• **Your goal**:
Repeat, exactly and only, the lines from the beginning of the data through the line with "import pandas as pd". Pictures are left out.

• **Dataset content**:
....
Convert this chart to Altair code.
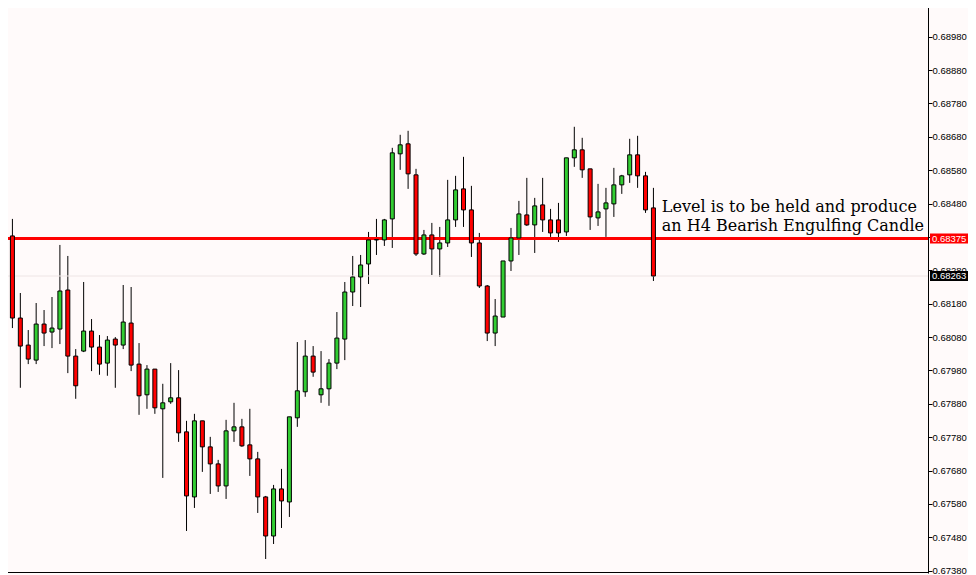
import altair as alt
import pandas as pd

# OHLC prices (oldest -> newest)
opens = [0.68410, 0.68383, 0.68137, 0.68056, 0.68011, 0.68119, 0.68095, 0.68104, 0.68221, 0.68023,
         0.68038, 0.68098, 0.68050, 0.68002, 0.68074, 0.68056, 0.68122, 0.67999, 0.67907, 0.67984,
         0.67865, 0.67886, 0.67898, 0.67796, 0.67601, 0.67829, 0.67751, 0.67700, 0.67634, 0.67799,
         0.67811, 0.67757, 0.67715, 0.67601, 0.67484, 0.67625, 0.67586, 0.67838, 0.67916, 0.68023,
         0.67907, 0.67925, 0.68002, 0.68074, 0.68215, 0.68260, 0.68299, 0.68371, 0.68371, 0.68434,
         0.68629, 0.68659, 0.68566, 0.68329, 0.68386, 0.68344, 0.68362, 0.68431, 0.68524, 0.68461,
         0.68362, 0.68233, 0.68092, 0.68140, 0.68308, 0.68377, 0.68446, 0.68416, 0.68476, 0.68431,
         0.68431, 0.68395, 0.68617, 0.68641, 0.68584, 0.68437, 0.68464, 0.68479, 0.68536, 0.68566,
         0.68626, 0.68563, 0.68467]
highs = [0.68413, 0.68434, 0.68212, 0.68101, 0.68182, 0.68161, 0.68200, 0.68356, 0.68323, 0.68044,
         0.68245, 0.68134, 0.68086, 0.68083, 0.68080, 0.68236, 0.68230, 0.68062, 0.67996, 0.67984,
         0.67940, 0.68002, 0.67981, 0.67829, 0.67850, 0.67829, 0.67781, 0.67712, 0.67832, 0.67883,
         0.67835, 0.67865, 0.67736, 0.67604, 0.67637, 0.67685, 0.67841, 0.68065, 0.68071, 0.68053,
         0.68038, 0.68014, 0.68155, 0.68245, 0.68323, 0.68326, 0.68395, 0.68434, 0.68434, 0.68647,
         0.68686, 0.68698, 0.68584, 0.68401, 0.68422, 0.68410, 0.68551, 0.68563, 0.68620, 0.68533,
         0.68392, 0.68236, 0.68194, 0.68308, 0.68407, 0.68488, 0.68557, 0.68497, 0.68557, 0.68464,
         0.68482, 0.68617, 0.68710, 0.68677, 0.68584, 0.68539, 0.68527, 0.68587, 0.68566, 0.68674,
         0.68683, 0.68575, 0.68527]
lows = [0.68371, 0.68107, 0.67928, 0.67999, 0.67999, 0.68053, 0.68047, 0.68059, 0.67972, 0.67895,
        0.68035, 0.67978, 0.67967, 0.67964, 0.67928, 0.68044, 0.67978, 0.67847, 0.67865, 0.67850,
        0.67658, 0.67880, 0.67766, 0.67499, 0.67568, 0.67676, 0.67610, 0.67616, 0.67595, 0.67766,
        0.67751, 0.67664, 0.67553, 0.67415, 0.67460, 0.67508, 0.67541, 0.67811, 0.67901, 0.67961,
        0.67883, 0.67874, 0.67984, 0.68011, 0.68173, 0.68170, 0.68239, 0.68326, 0.68353, 0.68347,
        0.68581, 0.68524, 0.68323, 0.68326, 0.68266, 0.68260, 0.68350, 0.68410, 0.68410, 0.68320,
        0.68227, 0.68068, 0.68053, 0.68140, 0.68278, 0.68326, 0.68413, 0.68332, 0.68395, 0.68380,
        0.68365, 0.68383, 0.68590, 0.68557, 0.68401, 0.68413, 0.68380, 0.68440, 0.68509, 0.68542,
        0.68527, 0.68452, 0.68248]
closes = [0.68380, 0.68137, 0.68053, 0.68014, 0.68119, 0.68092, 0.68107, 0.68218, 0.68023, 0.67934,
          0.68098, 0.68050, 0.67999, 0.68071, 0.68056, 0.68125, 0.67996, 0.67904, 0.67984, 0.67868,
          0.67883, 0.67898, 0.67793, 0.67604, 0.67829, 0.67751, 0.67700, 0.67634, 0.67799, 0.67811,
          0.67754, 0.67715, 0.67601, 0.67484, 0.67625, 0.67589, 0.67841, 0.67919, 0.68023, 0.67975,
          0.67925, 0.68002, 0.68077, 0.68215, 0.68260, 0.68296, 0.68371, 0.68372, 0.68431, 0.68632,
          0.68656, 0.68569, 0.68329, 0.68386, 0.68344, 0.68362, 0.68431, 0.68521, 0.68461, 0.68362,
          0.68233, 0.68092, 0.68143, 0.68308, 0.68377, 0.68449, 0.68416, 0.68473, 0.68431, 0.68392,
          0.68392, 0.68617, 0.68641, 0.68581, 0.68440, 0.68455, 0.68482, 0.68536, 0.68563, 0.68626,
          0.68563, 0.68461, 0.68263]

tick_values = [0.67380, 0.67480, 0.67580, 0.67680, 0.67780, 0.67880, 0.67980, 0.68080,
               0.68180, 0.68280, 0.68380, 0.68480, 0.68580, 0.68680, 0.68780, 0.68880,
               0.68980, 0.69080]

level_price = [0.68375]
bid_price = [0.68263]
note_lines = ["Level is to be held and produce", "an H4 Bearish Engulfing Candle"]
note_pos = {"i": [83.06], "p": [0.684556]}

df = pd.DataFrame({"i": list(range(len(opens))), "open": opens, "high": highs,
                   "low": lows, "close": closes})
df["dir"] = ["up" if c >= o else "down" for o, c in zip(opens, closes)]

W, H = 920, 565
# the page has an 8px margin: the scale ranges reach 8px past the top-left so that
# the price grid lands where the reference puts it
xs = alt.Scale(domain=[0.0625, 116.0625], range=[-8, W], nice=False, zero=False)
ys = alt.Scale(domain=[0.673731, 0.690899], range=[H, -8], nice=False, zero=False)

LABEL_SIZE = 9.5

yaxis = alt.Axis(orient="right", values=tick_values, format=".5f", grid=False, title=None,
                 tickSize=4, labelPadding=0, domainColor="black", tickColor="black",
                 labelColor="black", labelFont="Liberation Sans", labelFontSize=LABEL_SIZE,
                 labelOverlap=False, labelBound=False, labelFlush=False)

def Y(field):
    return alt.Y(field, scale=ys, axis=yaxis, title=None)

wicks = alt.Chart(df).mark_rule(color="black", strokeWidth=1, clip=True).encode(
    x=alt.X("i:Q", scale=xs, axis=None),
    y=Y("low:Q"),
    y2="high:Q",
)

bodies = alt.Chart(df).mark_bar(size=4, stroke="black", strokeWidth=1, clip=True).encode(
    x=alt.X("i:Q", scale=xs, axis=None),
    y=Y("open:Q"),
    y2="close:Q",
    color=alt.Color("dir:N", scale=alt.Scale(domain=["up", "down"], range=["#32CD32", "#FF0000"]),
                    legend=None),
)

bid_df = pd.DataFrame({"p": bid_price})
level_df = pd.DataFrame({"p": level_price})

bid_line = alt.Chart(bid_df).mark_rule(color="#EEE5E5", strokeWidth=1).encode(y=Y("p:Q"))

level_line = alt.Chart(level_df).mark_rule(color="#FF0000", strokeWidth=3).encode(y=Y("p:Q"))

bottom_edge = alt.Chart(level_df).mark_rule(color="black", strokeWidth=1).encode(
    y=alt.value(H - 0.5))

level_box = alt.Chart(level_df).mark_rule(color="#FF0000", strokeWidth=10, strokeCap="butt").encode(
    x=alt.value(W + 2), x2=alt.value(W + 43), y=Y("p:Q"))
level_txt = alt.Chart(level_df).mark_text(align="left", baseline="middle", color="white",
                                          font="Liberation Sans", fontSize=LABEL_SIZE).encode(
    x=alt.value(W + 4), y=Y("p:Q"), text=alt.Text("p:Q", format=".5f"))

bid_box = alt.Chart(bid_df).mark_rule(color="black", strokeWidth=10, strokeCap="butt").encode(
    x=alt.value(W + 2), x2=alt.value(W + 43), y=Y("p:Q"))
bid_txt = alt.Chart(bid_df).mark_text(align="left", baseline="middle", color="white",
                                      font="Liberation Sans", fontSize=LABEL_SIZE).encode(
    x=alt.value(W + 4), y=Y("p:Q"), text=alt.Text("p:Q", format=".5f"))

note = alt.Chart(pd.DataFrame(note_pos)).mark_text(
    text=note_lines, align="left", baseline="alphabetic", font="DejaVu Serif",
    fontSize=16, lineHeight=19, color="black").encode(
    x=alt.X("i:Q", scale=xs, axis=None), y=Y("p:Q"))

chart = alt.layer(wicks, bid_line, level_line, bottom_edge, bodies, note, level_box, level_txt,
                  bid_box, bid_txt).properties(
    width=W, height=H,
    background="#FFFAFA",
    padding={"left": 0, "top": 0, "right": 40, "bottom": 2},
    autosize=alt.AutoSizeParams(type="none"),
).configure_view(strokeWidth=0, fill="#FFFAFA")

chart.save("out.html", embed_options={"renderer": "svg", "actions": False})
....
• **Solution for this exercise**:
Convert this chart to Altair code.
import altair as alt
import pandas as pd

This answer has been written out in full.